Sozinho
A fantosmia havia surgido pouco depois de sua morte. Meu médico dizia ser uma condição peculiar, claro, e que investigaríamos a etiologia para trata-la. E, assim, me devolver ao mundo normal. Como se houvesse algum. Mas, sim, entendia a sentença e a desejava.
No entanto, piorava. Recrudescia regularmente. As alucinações começaram a parir outras. Agora, visuais. Meu médico ia claudicando em sua legítima tentativa de auxiliar-me. Os remédios eram tímidos, se muito, em seus propósitos.
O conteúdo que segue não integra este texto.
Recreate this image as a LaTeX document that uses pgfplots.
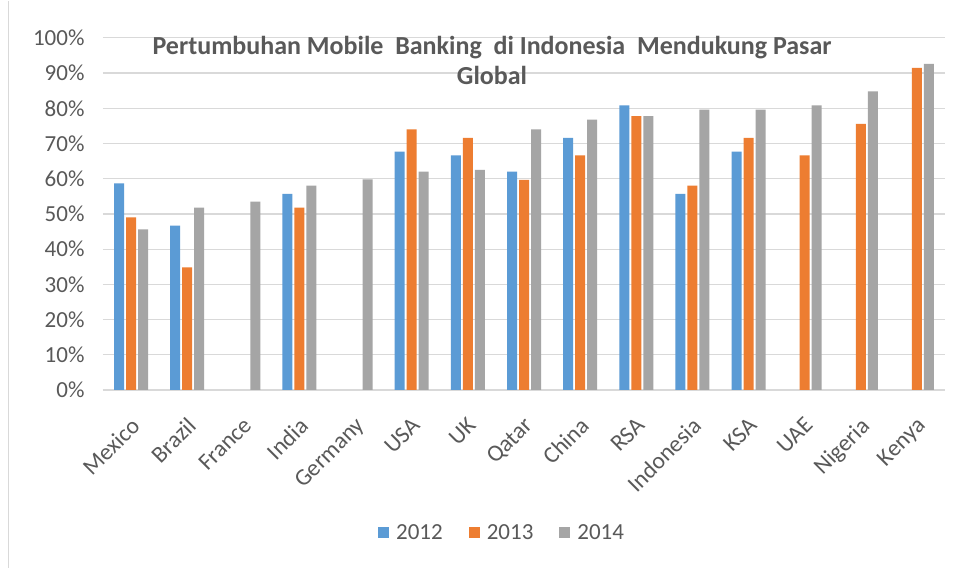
\documentclass[border=0pt]{standalone}
\usepackage{fontspec}
\setmainfont{Carlito}
\usepackage{pgfplots}
\pgfplotsset{compat=1.18}
\definecolor{cblue}{HTML}{5B9BD5}
\definecolor{corange}{HTML}{ED7D31}
\definecolor{cgray}{HTML}{A5A5A5}
\definecolor{ctext}{HTML}{595959}
\definecolor{cgrid}{HTML}{D9D9D9}
\begin{document}
\begin{tikzpicture}[x=1pt,y=1pt]
\path[fill=white] (0,0) rectangle (966,567);
\draw[cgrid, line width=1.2pt] (8.5,0) -- (8.5,567);
\begin{axis}[
  at={(103pt,177.7pt)}, anchor=south west,
  scale only axis, width=842pt, height=352pt,
  xmin=-0.5, xmax=14.5, ymin=0, ymax=100,
  ybar, bar width=10pt,
  axis x line*=bottom, axis y line*=left,
  y axis line style={draw=none},
  x axis line style={draw=cgrid, line width=1.2pt},
  major tick length=0pt,
  ymajorgrids, grid style={cgrid, line width=1.2pt},
  ytick={0,10,...,100},
  yticklabel={\pgfmathprintnumber{\tick}\%},
  /pgf/number format/assume math mode=true,
  yticklabel style={font=\fontsize{23}{27}\selectfont, text=ctext, anchor=east, xshift=-15pt},
  xtick={0,...,14},
  xticklabels={Mexico,Brazil,France,India,Germany,USA,UK,Qatar,China,RSA,Indonesia,KSA,UAE,Nigeria,Kenya},
  xticklabel style={font=\fontsize{23.5}{27}\selectfont, text=ctext, rotate=45, anchor=north east, xshift=-16pt, yshift=-14pt},
  title={Pertumbuhan Mobile\ \ Banking\ \ di Indonesia\ \ Mendukung Pasar\\Global},
  title style={at={(0.462,1.0)}, anchor=north, align=center, yshift=-1pt,
    font=\fontsize{26}{30}\selectfont\bfseries, text=ctext},
  legend style={at={(0.474,-0.406)}, anchor=center, draw=none, fill=none,
    legend columns=3, font=\fontsize{23}{27}\selectfont, text=ctext,
    /tikz/every odd column/.append style={column sep=5pt},
    /tikz/every even column/.append style={column sep=24pt}},
  legend image code/.code={\fill[#1] (0pt,-5.5pt) rectangle (11pt,5.5pt);},
]
\addplot[fill=cblue, draw=none, bar shift=-12pt] coordinates {
 (0,58.7) (1,46.7) (3,55.7) (5,67.7) (6,66.6) (7,62) (8,71.6) (9,80.8) (10,55.7) (11,67.7)};
\addplot[fill=corange, draw=none, bar shift=0pt] coordinates {
 (0,49) (1,34.8) (3,51.8) (5,74) (6,71.6) (7,59.7) (8,66.6) (9,77.8) (10,58) (11,71.6) (12,66.6) (13,75.6) (14,91.5)};
\addplot[fill=cgray, draw=none, bar shift=12pt] coordinates {
 (0,45.6) (1,51.8) (2,53.5) (3,58) (4,59.8) (5,62) (6,62.5) (7,74) (8,76.8) (9,77.8) (10,79.6) (11,79.6) (12,80.8) (13,84.8) (14,92.6)};
\legend{2012,2013,2014}
\end{axis}
\end{tikzpicture}
\end{document}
Uma ano após sua passagem, ela estava comigo , só comigo , em seus fragores ímpares. Seus cheiros abalroavam-me logo cedo. Um ano de sentimentos mensuráveis ainda pelas memórias evocadas por seus odores. Fragrâncias fantasmas que me assombravam.
Quando cheguei, aquela noite, aquela fatídica, após um dia de trabalho mais exaustivo que o habitual, em casa, esperando senti-la em meu nariz, para minorar o stress, golpeou-me um inédito cheiro. Desta vez ruim. Ácido. Flertando com o agridoce intrínseco da putrefação. Pus-me no alerta natural a estas situações . Saí buscando sua fonte. A dedução inclinava para um pequeno roedor morto no início da manhã, que tratou de apodrecer durante o dia todo trancado naquele apartamento, sob o calor intenso daquele verão causticante.
Mas, eis minha surpresa em horror ao, aproximando-me do batente da porta de nosso quarto, ser obstado pelo malsão!
Ele enviara-me olhos febris e sentenciosos. Encarava-me com a certeza que só o vil é capaz.
"Agora alucinarás, coitado de ti, comigo também. Farei companhia a ela que, a propósito, senta em cama de vocês e chora, esfregando-se com a lavanda barata que lhes fez laço afetivo"
Nunca mais fantosmia. Dela. Com ela. Já, ele? Ele!! Oh!! Que fedor só eu sinto.